The EU and the European Nato members individually support none of these things when they are riding the coattails of US military aggression against Iran, or Nigeria, or Venezuela. Meanwhile, Chancellor Friedrich Merz, in a fantasy land of his own creation, declares that Germany will defend Greenland against Russia.

In fact, it is impossible to take any of these powers seriously about their claimed principles when they have either condoned, or in some cases participated in the genocide in Gaza. If we are to understand their real policies, we must examine their actions and discount their self-serving rhetoric.

Trump’s demands to seize Greenland have nothing to with defence against attack. Following the 1951 Treaty, the US effectively has unfettered access to military bases on Greenland, and operates a large one, the US Pituffik Space Base, formerly known as Thule Air Base.

The US is the only great power with a military presence on Greenland, while Denmark, a Nato ally, operates two smaller bases.

Any country attacking Greenland would immediately start a shooting war with US military personnel. Therefore, there is no advantage to US adversaries from attempting to seize Greenland; even attempting to do so would be a declaration of war.

In fact, the Trump efforts to annex Greenland are perfectly in line with the global strategy outlined in the US’s recently published national security strategy. This document has previously been discussed in these pages, and the fear is that we will become all too familiar with it over the next period.
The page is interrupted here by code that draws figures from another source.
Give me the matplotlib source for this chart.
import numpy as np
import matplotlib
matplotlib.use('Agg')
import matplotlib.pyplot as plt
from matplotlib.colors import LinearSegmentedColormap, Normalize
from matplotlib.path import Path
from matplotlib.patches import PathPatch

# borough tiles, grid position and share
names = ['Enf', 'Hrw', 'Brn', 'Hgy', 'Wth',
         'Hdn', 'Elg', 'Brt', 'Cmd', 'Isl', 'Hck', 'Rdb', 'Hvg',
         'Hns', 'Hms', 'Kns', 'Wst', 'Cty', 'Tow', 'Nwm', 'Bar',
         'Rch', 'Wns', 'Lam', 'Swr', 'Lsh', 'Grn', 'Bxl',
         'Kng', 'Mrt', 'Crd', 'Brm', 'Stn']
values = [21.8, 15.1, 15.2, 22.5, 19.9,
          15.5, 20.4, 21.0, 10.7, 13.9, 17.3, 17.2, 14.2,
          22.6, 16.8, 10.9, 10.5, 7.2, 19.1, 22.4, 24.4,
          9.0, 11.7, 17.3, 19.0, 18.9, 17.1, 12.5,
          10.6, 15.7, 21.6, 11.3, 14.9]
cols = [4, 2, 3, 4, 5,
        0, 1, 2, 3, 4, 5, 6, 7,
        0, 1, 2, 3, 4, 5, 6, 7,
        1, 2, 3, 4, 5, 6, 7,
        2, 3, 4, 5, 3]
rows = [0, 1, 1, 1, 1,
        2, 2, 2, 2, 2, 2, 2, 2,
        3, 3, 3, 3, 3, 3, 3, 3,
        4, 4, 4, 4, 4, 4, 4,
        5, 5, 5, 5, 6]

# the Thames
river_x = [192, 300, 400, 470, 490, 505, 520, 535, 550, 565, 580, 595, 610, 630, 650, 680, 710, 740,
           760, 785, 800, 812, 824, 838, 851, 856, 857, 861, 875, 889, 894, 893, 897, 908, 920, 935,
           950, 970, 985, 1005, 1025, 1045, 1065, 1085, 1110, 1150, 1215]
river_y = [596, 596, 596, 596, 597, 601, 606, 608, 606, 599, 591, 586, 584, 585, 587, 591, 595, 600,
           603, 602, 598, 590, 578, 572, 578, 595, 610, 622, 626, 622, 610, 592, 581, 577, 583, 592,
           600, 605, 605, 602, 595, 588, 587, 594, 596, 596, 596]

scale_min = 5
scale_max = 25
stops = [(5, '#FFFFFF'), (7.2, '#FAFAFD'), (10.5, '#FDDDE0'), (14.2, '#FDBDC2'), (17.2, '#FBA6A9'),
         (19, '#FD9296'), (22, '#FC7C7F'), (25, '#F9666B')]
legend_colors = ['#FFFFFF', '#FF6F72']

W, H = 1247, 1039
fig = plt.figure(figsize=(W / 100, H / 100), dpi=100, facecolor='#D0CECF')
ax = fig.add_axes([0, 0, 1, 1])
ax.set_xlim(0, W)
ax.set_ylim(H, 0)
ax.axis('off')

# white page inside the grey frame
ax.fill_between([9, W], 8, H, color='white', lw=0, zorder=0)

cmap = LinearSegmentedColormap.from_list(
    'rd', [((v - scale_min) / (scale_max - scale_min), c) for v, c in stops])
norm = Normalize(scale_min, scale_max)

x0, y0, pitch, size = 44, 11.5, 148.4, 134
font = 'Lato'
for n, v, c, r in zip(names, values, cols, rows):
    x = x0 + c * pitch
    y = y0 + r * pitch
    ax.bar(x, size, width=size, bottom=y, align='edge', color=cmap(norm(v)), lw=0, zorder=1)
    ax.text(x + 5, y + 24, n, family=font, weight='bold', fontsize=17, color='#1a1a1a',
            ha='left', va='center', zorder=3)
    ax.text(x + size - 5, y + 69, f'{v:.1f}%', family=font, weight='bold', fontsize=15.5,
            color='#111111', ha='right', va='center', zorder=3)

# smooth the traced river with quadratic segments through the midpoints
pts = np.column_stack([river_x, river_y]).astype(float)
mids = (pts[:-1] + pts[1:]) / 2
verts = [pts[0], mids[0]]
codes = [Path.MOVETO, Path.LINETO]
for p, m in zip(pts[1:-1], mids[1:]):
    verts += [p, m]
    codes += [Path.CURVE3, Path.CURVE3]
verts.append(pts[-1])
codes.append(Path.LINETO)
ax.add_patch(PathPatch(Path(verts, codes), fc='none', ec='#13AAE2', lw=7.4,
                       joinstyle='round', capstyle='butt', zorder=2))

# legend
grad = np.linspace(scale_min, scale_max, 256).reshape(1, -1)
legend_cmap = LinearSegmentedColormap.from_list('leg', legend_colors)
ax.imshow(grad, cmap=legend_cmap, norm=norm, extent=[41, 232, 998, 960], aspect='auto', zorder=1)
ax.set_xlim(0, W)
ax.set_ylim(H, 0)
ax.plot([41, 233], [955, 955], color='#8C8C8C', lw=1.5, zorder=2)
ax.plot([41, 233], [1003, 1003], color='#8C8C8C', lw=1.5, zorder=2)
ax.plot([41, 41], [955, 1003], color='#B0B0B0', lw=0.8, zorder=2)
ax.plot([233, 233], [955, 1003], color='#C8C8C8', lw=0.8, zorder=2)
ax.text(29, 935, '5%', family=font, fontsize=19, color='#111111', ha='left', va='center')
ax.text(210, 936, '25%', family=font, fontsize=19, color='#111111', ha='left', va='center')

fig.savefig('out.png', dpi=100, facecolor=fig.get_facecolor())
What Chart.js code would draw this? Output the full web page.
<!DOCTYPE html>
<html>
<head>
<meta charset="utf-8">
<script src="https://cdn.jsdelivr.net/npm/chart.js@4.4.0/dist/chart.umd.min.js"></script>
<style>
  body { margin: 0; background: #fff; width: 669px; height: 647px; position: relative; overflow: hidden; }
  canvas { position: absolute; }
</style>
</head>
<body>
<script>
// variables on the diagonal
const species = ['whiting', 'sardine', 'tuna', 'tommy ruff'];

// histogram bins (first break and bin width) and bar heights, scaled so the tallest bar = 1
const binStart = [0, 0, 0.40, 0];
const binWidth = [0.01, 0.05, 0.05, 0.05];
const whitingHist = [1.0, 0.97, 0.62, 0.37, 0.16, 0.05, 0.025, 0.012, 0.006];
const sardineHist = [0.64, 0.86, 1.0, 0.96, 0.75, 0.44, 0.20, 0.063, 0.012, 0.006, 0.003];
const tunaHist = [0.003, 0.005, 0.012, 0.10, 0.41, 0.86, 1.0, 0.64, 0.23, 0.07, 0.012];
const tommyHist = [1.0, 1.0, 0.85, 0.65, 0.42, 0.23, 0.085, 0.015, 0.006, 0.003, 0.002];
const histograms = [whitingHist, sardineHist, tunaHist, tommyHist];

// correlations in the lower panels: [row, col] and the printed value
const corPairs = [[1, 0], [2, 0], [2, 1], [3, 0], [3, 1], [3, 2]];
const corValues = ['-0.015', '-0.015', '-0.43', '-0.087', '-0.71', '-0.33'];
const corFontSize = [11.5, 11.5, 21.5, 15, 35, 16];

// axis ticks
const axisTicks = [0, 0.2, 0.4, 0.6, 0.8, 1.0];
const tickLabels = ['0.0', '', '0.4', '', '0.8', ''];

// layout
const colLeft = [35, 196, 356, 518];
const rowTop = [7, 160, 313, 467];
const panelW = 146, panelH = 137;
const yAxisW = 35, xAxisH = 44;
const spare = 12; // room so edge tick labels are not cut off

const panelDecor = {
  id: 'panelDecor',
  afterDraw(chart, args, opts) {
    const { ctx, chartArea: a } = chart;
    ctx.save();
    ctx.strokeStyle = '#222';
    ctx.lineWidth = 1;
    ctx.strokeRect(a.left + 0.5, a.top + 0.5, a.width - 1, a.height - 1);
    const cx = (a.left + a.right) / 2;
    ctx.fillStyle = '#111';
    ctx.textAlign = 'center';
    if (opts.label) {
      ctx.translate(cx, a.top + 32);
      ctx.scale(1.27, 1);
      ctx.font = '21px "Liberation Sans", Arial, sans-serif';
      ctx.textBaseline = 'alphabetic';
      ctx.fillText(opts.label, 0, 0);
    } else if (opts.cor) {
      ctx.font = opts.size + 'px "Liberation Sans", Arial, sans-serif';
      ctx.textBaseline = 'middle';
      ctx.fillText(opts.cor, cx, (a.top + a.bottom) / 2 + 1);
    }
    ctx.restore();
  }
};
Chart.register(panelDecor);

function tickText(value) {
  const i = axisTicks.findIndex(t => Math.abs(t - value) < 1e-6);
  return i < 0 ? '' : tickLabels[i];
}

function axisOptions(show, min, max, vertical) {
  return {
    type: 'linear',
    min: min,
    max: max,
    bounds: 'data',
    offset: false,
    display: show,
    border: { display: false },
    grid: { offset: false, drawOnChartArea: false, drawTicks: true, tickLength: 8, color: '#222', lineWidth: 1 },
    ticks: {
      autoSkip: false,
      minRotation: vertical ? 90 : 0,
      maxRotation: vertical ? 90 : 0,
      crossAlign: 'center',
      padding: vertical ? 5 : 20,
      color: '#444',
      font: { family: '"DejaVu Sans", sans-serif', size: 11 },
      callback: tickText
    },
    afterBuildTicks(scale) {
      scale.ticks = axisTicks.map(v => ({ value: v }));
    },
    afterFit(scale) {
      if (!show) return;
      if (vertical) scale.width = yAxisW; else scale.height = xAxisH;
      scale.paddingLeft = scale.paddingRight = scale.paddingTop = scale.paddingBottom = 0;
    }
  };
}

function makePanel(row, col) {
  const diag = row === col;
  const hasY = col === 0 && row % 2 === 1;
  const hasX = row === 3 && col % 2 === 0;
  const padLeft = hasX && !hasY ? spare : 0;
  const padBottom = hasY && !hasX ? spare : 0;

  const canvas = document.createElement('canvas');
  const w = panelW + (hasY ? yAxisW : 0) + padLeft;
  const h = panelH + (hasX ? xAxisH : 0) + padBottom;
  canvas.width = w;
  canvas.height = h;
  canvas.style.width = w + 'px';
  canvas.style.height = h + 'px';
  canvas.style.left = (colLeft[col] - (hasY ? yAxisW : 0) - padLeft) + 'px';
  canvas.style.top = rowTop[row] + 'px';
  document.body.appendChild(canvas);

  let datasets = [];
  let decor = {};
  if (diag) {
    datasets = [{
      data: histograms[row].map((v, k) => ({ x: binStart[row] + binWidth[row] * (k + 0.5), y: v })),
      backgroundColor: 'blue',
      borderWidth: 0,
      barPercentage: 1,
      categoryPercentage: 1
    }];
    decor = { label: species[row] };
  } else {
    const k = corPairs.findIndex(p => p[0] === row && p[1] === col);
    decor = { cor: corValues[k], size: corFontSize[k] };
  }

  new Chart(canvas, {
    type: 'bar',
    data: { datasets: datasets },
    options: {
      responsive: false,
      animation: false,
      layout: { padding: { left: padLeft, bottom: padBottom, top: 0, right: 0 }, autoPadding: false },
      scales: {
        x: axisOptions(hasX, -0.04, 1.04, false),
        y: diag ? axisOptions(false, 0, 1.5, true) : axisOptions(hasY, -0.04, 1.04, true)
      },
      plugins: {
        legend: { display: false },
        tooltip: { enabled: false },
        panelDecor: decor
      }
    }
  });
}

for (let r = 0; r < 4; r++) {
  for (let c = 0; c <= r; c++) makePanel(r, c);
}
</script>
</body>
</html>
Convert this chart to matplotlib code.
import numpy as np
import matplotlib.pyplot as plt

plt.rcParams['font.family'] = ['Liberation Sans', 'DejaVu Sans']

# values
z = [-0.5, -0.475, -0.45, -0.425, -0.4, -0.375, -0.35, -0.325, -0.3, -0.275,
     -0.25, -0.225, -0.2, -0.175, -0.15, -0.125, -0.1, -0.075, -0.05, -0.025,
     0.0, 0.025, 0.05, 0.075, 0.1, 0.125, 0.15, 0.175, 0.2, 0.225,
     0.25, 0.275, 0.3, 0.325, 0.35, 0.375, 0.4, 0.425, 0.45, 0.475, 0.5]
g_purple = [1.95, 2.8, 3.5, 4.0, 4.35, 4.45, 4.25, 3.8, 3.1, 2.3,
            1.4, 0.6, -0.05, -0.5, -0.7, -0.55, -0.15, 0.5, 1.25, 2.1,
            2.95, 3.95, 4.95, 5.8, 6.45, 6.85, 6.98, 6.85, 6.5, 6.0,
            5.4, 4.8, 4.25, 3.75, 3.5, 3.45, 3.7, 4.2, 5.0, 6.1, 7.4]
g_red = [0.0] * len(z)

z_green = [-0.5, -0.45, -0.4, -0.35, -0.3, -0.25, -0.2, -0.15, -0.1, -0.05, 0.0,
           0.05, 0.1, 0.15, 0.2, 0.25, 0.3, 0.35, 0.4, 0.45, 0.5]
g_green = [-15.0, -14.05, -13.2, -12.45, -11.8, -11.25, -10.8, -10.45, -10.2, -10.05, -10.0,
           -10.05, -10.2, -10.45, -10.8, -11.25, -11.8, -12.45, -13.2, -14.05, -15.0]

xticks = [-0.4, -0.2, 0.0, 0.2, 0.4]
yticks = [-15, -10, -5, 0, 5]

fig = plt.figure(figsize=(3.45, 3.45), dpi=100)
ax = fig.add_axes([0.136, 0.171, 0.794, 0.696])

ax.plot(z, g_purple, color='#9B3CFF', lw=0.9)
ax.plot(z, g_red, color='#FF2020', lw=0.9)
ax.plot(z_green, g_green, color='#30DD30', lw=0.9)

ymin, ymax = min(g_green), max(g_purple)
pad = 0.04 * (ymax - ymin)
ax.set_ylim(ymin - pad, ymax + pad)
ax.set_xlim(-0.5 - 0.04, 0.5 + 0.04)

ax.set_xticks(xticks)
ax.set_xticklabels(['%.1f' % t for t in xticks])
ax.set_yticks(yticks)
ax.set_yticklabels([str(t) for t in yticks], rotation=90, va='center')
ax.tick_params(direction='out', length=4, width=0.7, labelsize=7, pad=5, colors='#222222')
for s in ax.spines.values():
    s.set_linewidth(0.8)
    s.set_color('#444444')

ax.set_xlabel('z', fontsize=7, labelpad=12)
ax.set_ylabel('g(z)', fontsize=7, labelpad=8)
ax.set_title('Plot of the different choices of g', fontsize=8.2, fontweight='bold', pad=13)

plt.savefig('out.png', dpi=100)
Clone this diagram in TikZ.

In effect, the strategy is to subordinate the whole of the rest of the world in preparation for war with China.

In it, the new “Trump corollary to the Monroe Doctrine” excludes other powers from what Trump clearly believes is the US’s backyard, and this seems to apply to Greenland as much as the whole of Latin America.

In conjunction with this aggressive expansionism is the stated intention to reduce whole continents to the role of the suppliers of raw materials to the US, as required. This is Trump’s vision for both Latin America and Africa.

But there may also be a direct military rationale to Trump’s Arctic land grab, beyond what is currently possible under the 1951 Treaty. Trump has previously spoken about a “golden dome” for the US, like Israel’s iron dome, which allows the respective country to attack others with relative immunity from aerial attack.

In the case of the US, Trump’s golden dome would protect the US from attack, or counter-attack from any adversary. The effect would be, if technically possible, for a golden dome to encourage US nuclear first-strike capacities against its enemies.

The positioning and movement of the missiles forming part of the dome cannot be shared with anyone, not even a friendly Greenland government.

The European powers are largely silent on this, preferring instead to focus on the damage to their own prestige from being forced to hand over Greenland. But this motivation is widely reported in the US press and now, recently, in The Times.

Because it relates to the US golden dome and first-strike capabilities, in this very important sense, opposition to Trump’s seizure of Greenland is in all our interests.

However hypocritical and feeble EU opposition to Trump will be, at least there is token opposition. In Britain, Keir Starmer’s subservience is portrayed as strategy, paralysis is deemed to be statecraft.

While the EU said it was preparing counter-tariffs on the US, Starmer simply accepted the imposition without any response. David Lammy makes himself ridiculous by claiming that this passivity changed Trump’s mind on the use of armed force and on tariffs.

In reality, the change of heart probably came from cooler heads in the US administration, who might reasonably argue that Europe will not present any serious obstacles to achieving Trump’s aims by peaceful, bullying means.

But it should be clear that the entirely submissive posture that the British government has adopted to Trump over the last year has proven to be a spectacular failure.

Brazil, China and the EU have all at different times won some respite from Trump’s attacks by pushing back. Starmer has achieved nothing, except the earliest tariffs of any “ally.”

British influence counts to close to zero in the world with this approach.

Looking ahead, it seems as if the entire global South is going to be treated like Venezuela, Nigeria and Iran, with the ultimate example of how far Trump will go in trampling on another country being Palestine.

The non-US Nato countries are going to be treated like Greenland and Denmark, while the US openly and explicitly lobbies for new governments of the hard right.

Yet Trump is already massively unpopular in Europe and will become more so. Therefore what the population requires is political forces that express that viewpoint.

Diane Abbott is Labour member of Parliament for Hackney North and Stoke Newington.